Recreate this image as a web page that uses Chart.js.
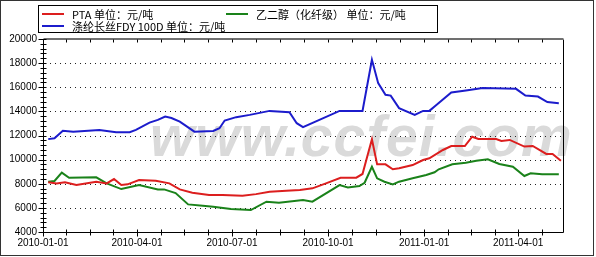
<!DOCTYPE html>
<html>
<head>
<meta charset="utf-8">
<script src="https://cdn.jsdelivr.net/npm/chart.js@4"></script>
<style>
  html, body { margin: 0; padding: 0; background: #fff; }
  #wrap { position: relative; width: 596px; height: 257px; overflow: hidden; }
  #mark {
    position: absolute; left: 150px; top: 103px; z-index: 0;
    font: italic bold 57px "Liberation Sans", Arial, sans-serif;
    color: #dadada; white-space: nowrap; letter-spacing: 1px;
  }
  #chart { position: absolute; left: 0; top: 0; z-index: 1; }
  #legend {
    position: absolute; left: 38px; top: 5px; width: 398px; height: 26px; z-index: 2;
    border: 1px solid #000; background: #fff;
    font: 11px "Noto Sans CJK SC", sans-serif; color: #000;
  }
  .item { position: absolute; height: 12px; line-height: 12px; white-space: nowrap; }
  .item i { position: absolute; left: 0; top: 5px; width: 22px; height: 2px; }
  .item span { position: absolute; left: 30px; top: 0; }
</style>
</head>
<body>
<div id="wrap">
  <div id="mark">www.ccfei.com</div>
  <canvas id="chart" width="596" height="257"></canvas>
  <div id="legend"></div>
</div>
<script>
// days are counted from 2010-01-01
const START = Date.UTC(2010, 0, 1);
const dayOf = (s) => {
  const p = s.split('-').map(Number);
  return (Date.UTC(p[0], p[1] - 1, p[2]) - START) / 86400000;
};

const seriesNames = ['PTA 单位：元/吨', '乙二醇（化纤级） 单位：元/吨', '涤纶长丝FDY 100D 单位：元/吨'];
const seriesColors = ['#dc1e1e', '#1a821a', '#1c1ccc'];

const ptaDates = ['2010-01-06', '2010-01-14', '2010-01-22', '2010-02-02', '2010-02-21', '2010-03-03', '2010-03-10',
  '2010-03-17', '2010-03-23', '2010-04-03', '2010-04-19', '2010-05-02', '2010-05-12', '2010-05-24', '2010-06-09',
  '2010-06-22', '2010-07-11', '2010-07-24', '2010-08-06', '2010-08-22', '2010-09-04', '2010-09-16', '2010-09-29',
  '2010-10-13', '2010-10-28', '2010-11-03', '2010-11-12', '2010-11-17', '2010-11-25', '2010-12-02', '2010-12-08',
  '2010-12-21', '2010-12-31', '2011-01-06', '2011-01-19', '2011-01-27', '2011-02-09', '2011-02-16', '2011-02-22',
  '2011-03-11', '2011-03-16', '2011-03-24', '2011-04-07', '2011-04-15', '2011-04-28', '2011-05-04', '2011-05-12'];
const ptaValues = [8120, 8030, 8120, 7890, 8170, 8030, 8390,
  7890, 7950, 8310, 8250, 8030, 7530, 7250, 7060,
  7060, 7000, 7140, 7330, 7420, 7480, 7620, 8030,
  8500, 8500, 8810, 11690, 9610, 9610, 9200, 9280,
  9550, 9970, 10110, 10800, 11130, 11130, 11900, 11710,
  11710, 11550, 11630, 11080, 11130, 10470, 10470, 9910];

const megDates = ['2010-01-06', '2010-01-12', '2010-01-19', '2010-01-26', '2010-02-21', '2010-03-03', '2010-03-17',
  '2010-04-03', '2010-04-21', '2010-04-27', '2010-05-08', '2010-05-20', '2010-06-03', '2010-06-13', '2010-06-30',
  '2010-07-19', '2010-08-03', '2010-08-15', '2010-09-07', '2010-09-16', '2010-10-12', '2010-10-20', '2010-10-31',
  '2010-11-05', '2010-11-12', '2010-11-17', '2010-11-24', '2010-12-02', '2010-12-08', '2010-12-21', '2011-01-03',
  '2011-01-11', '2011-01-15', '2011-01-28', '2011-02-10', '2011-02-20', '2011-03-03', '2011-03-14', '2011-03-27',
  '2011-04-07', '2011-04-13', '2011-04-24', '2011-05-10'];
const megValues = [8170, 8230, 8920, 8500, 8530, 8030, 7560,
  7890, 7530, 7530, 7230, 6290, 6170, 6090, 5900,
  5820, 6510, 6420, 6650, 6510, 7890, 7700, 7810,
  8080, 9410, 8450, 8170, 7950, 8170, 8450, 8720,
  8950, 9200, 9610, 9750, 9910, 10030, 9640, 9410,
  8640, 8860, 8780, 8780];

const fdyDates = ['2010-01-06', '2010-01-12', '2010-01-20', '2010-01-30', '2010-02-24', '2010-03-12', '2010-03-25',
  '2010-03-31', '2010-04-13', '2010-04-21', '2010-04-28', '2010-05-04', '2010-05-12', '2010-05-26', '2010-06-13',
  '2010-06-19', '2010-06-24', '2010-07-05', '2010-07-18', '2010-08-06', '2010-08-25', '2010-09-01', '2010-09-07',
  '2010-10-12', '2010-11-03', '2010-11-12', '2010-11-18', '2010-11-25', '2010-11-30', '2010-12-08', '2010-12-23',
  '2010-12-31', '2011-01-06', '2011-01-11', '2011-01-27', '2011-02-10', '2011-02-26', '2011-03-30', '2011-04-08',
  '2011-04-20', '2011-04-29', '2011-05-10'];
const fdyValues = [11700, 11770, 12400, 12320, 12460, 12270, 12270,
  12460, 13070, 13290, 13570, 13450, 13150, 12320, 12380,
  12600, 13240, 13520, 13710, 14040, 13930, 13020, 12700,
  14040, 14040, 18280, 16340, 15370, 15310, 14270, 13710,
  14040, 14040, 14400, 15560, 15730, 15930, 15870, 15310,
  15230, 14770, 14680];

const tickDates = ['2010-01-01', '2010-04-01', '2010-07-01', '2010-10-01', '2011-01-01', '2011-04-01'];
const yTicks = [4000, 6000, 8000, 10000, 12000, 14000, 16000, 18000, 20000];

const toPoints = (dates, values) => dates.map((d, i) => ({ x: dayOf(d), y: values[i] }));
const tickDays = tickDates.map(dayOf);
const xMax = 498;

// legend as html, laid out like the original two-column box
const legendPos = [[3, 2], [187, 2], [3, 14]];
document.getElementById('legend').innerHTML = seriesNames.map((name, k) =>
  `<div class="item" style="left:${legendPos[k][0]}px;top:${legendPos[k][1]}px">` +
  `<i style="background:${seriesColors[k]}"></i><span>${name}</span></div>`).join('');

const framePlugin = {
  id: 'frame',
  beforeDatasetsDraw(chart) {
    const { ctx, chartArea: a, scales: { y } } = chart;
    ctx.save();
    // dotted grid
    ctx.strokeStyle = '#222';
    ctx.lineWidth = 1;
    ctx.setLineDash([1, 4]);
    yTicks.slice(1, -1).forEach((v) => {
      const py = Math.round(y.getPixelForValue(v)) + 0.5;
      ctx.beginPath();
      ctx.moveTo(a.left + 2, py);
      ctx.lineTo(a.right, py);
      ctx.stroke();
    });
    ctx.restore();
  },
  afterDatasetsDraw(chart) {
    const { ctx, chartArea: a, scales: { x, y } } = chart;
    const L = Math.round(a.left) + 0.5, R = Math.round(a.right) + 0.5;
    const T = Math.round(a.top) + 0.5, B = Math.round(a.bottom) + 0.5;
    ctx.save();
    ctx.lineWidth = 1;
    ctx.strokeStyle = '#000';
    ctx.beginPath();
    ctx.moveTo(L, T); ctx.lineTo(L, B); ctx.lineTo(R, B); ctx.lineTo(R, T);
    ctx.stroke();
    ctx.strokeStyle = '#707070';
    ctx.lineWidth = 2;
    ctx.beginPath();
    ctx.moveTo(L, T - 0.5); ctx.lineTo(R, T - 0.5);
    ctx.stroke();

    // x ticks: quarters plus three between
    ctx.lineWidth = 1;
    ctx.strokeStyle = '#000';
    const xs = [];
    for (let i = 0; i < tickDays.length; i++) {
      const d0 = tickDays[i];
      const d1 = i + 1 < tickDays.length ? tickDays[i + 1] : d0 + 90;
      xs.push([d0, true]);
      for (let k = 1; k < 4; k++) xs.push([d0 + (d1 - d0) * k / 4, false]);
    }
    xs.forEach(([d, major]) => {
      if (d > xMax) return;
      const px = Math.round(x.getPixelForValue(d)) + 0.5;
      ctx.beginPath();
      ctx.moveTo(px, B - 3); ctx.lineTo(px, B + (major ? 4 : 3));
      ctx.moveTo(px, T); ctx.lineTo(px, T + 3);
      ctx.stroke();
    });

    // y ticks, minor every 400
    for (let v = 4000; v <= 20000; v += 400) {
      const major = v % 2000 === 0;
      const py = Math.round(y.getPixelForValue(v)) + 0.5;
      ctx.beginPath();
      ctx.moveTo(L - (major ? 5 : 3), py); ctx.lineTo(L + 3, py);
      ctx.stroke();
    }

    // outer frame of the picture
    ctx.strokeStyle = '#333';
    ctx.strokeRect(0.5, 0.5, 593, 255);
    ctx.restore();
  }
};

new Chart(document.getElementById('chart'), {
  type: 'line',
  data: {
    datasets: seriesNames.map((name, k) => ({
      label: name,
      data: toPoints([ptaDates, megDates, fdyDates][k], [ptaValues, megValues, fdyValues][k]),
      borderColor: seriesColors[k]
    }))
  },
  options: {
    responsive: false,
    devicePixelRatio: 1,
    animation: false,
    layout: { padding: { top: 39, right: 33, left: 0, bottom: 0 } },
    elements: {
      line: { borderWidth: 2, tension: 0 },
      point: { radius: 0, hoverRadius: 0 }
    },
    plugins: { legend: { display: false }, tooltip: { enabled: false } },
    scales: {
      x: {
        type: 'linear',
        min: 0,
        max: xMax,
        grid: { display: false, drawTicks: false },
        border: { display: false },
        afterBuildTicks: (s) => { s.ticks = tickDays.map((v) => ({ value: v })); },
        afterFit: (s) => { s.height = 25; },
        ticks: {
          autoSkip: false,
          maxRotation: 0,
          padding: 5,
          color: '#000',
          font: { family: '"Liberation Sans", Arial, sans-serif', size: 10 },
          callback: (v) => tickDates[tickDays.indexOf(v)] || ''
        }
      },
      y: {
        min: 4000,
        max: 20000,
        grid: { display: false, drawTicks: false },
        border: { display: false },
        afterBuildTicks: (s) => { s.ticks = yTicks.map((v) => ({ value: v })); },
        afterFit: (s) => { s.width = 43; },
        ticks: {
          padding: 6,
          color: '#000',
          font: { family: '"Liberation Sans", Arial, sans-serif', size: 10 },
          callback: (v) => String(v)
        }
      }
    }
  },
  plugins: [framePlugin]
});
</script>
</body>
</html>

**What is asked**
Leave out the pictures, then repeat the listing above exactly from its first line to the line with "const seriesColors = ['#dc1e1e', '#1a821a', '#1c1ccc'];", inclusive.

**Written solution**
Recreate this image as a web page that uses Chart.js.
<!DOCTYPE html>
<html>
<head>
<meta charset="utf-8">
<script src="https://cdn.jsdelivr.net/npm/chart.js@4"></script>
<style>
  html, body { margin: 0; padding: 0; background: #fff; }
  #wrap { position: relative; width: 596px; height: 257px; overflow: hidden; }
  #mark {
    position: absolute; left: 150px; top: 103px; z-index: 0;
    font: italic bold 57px "Liberation Sans", Arial, sans-serif;
    color: #dadada; white-space: nowrap; letter-spacing: 1px;
  }
  #chart { position: absolute; left: 0; top: 0; z-index: 1; }
  #legend {
    position: absolute; left: 38px; top: 5px; width: 398px; height: 26px; z-index: 2;
    border: 1px solid #000; background: #fff;
    font: 11px "Noto Sans CJK SC", sans-serif; color: #000;
  }
  .item { position: absolute; height: 12px; line-height: 12px; white-space: nowrap; }
  .item i { position: absolute; left: 0; top: 5px; width: 22px; height: 2px; }
  .item span { position: absolute; left: 30px; top: 0; }
</style>
</head>
<body>
<div id="wrap">
  <div id="mark">www.ccfei.com</div>
  <canvas id="chart" width="596" height="257"></canvas>
  <div id="legend"></div>
</div>
<script>
// days are counted from 2010-01-01
const START = Date.UTC(2010, 0, 1);
const dayOf = (s) => {
  const p = s.split('-').map(Number);
  return (Date.UTC(p[0], p[1] - 1, p[2]) - START) / 86400000;
};

const seriesNames = ['PTA 单位：元/吨', '乙二醇（化纤级） 单位：元/吨', '涤纶长丝FDY 100D 单位：元/吨'];
const seriesColors = ['#dc1e1e', '#1a821a', '#1c1ccc'];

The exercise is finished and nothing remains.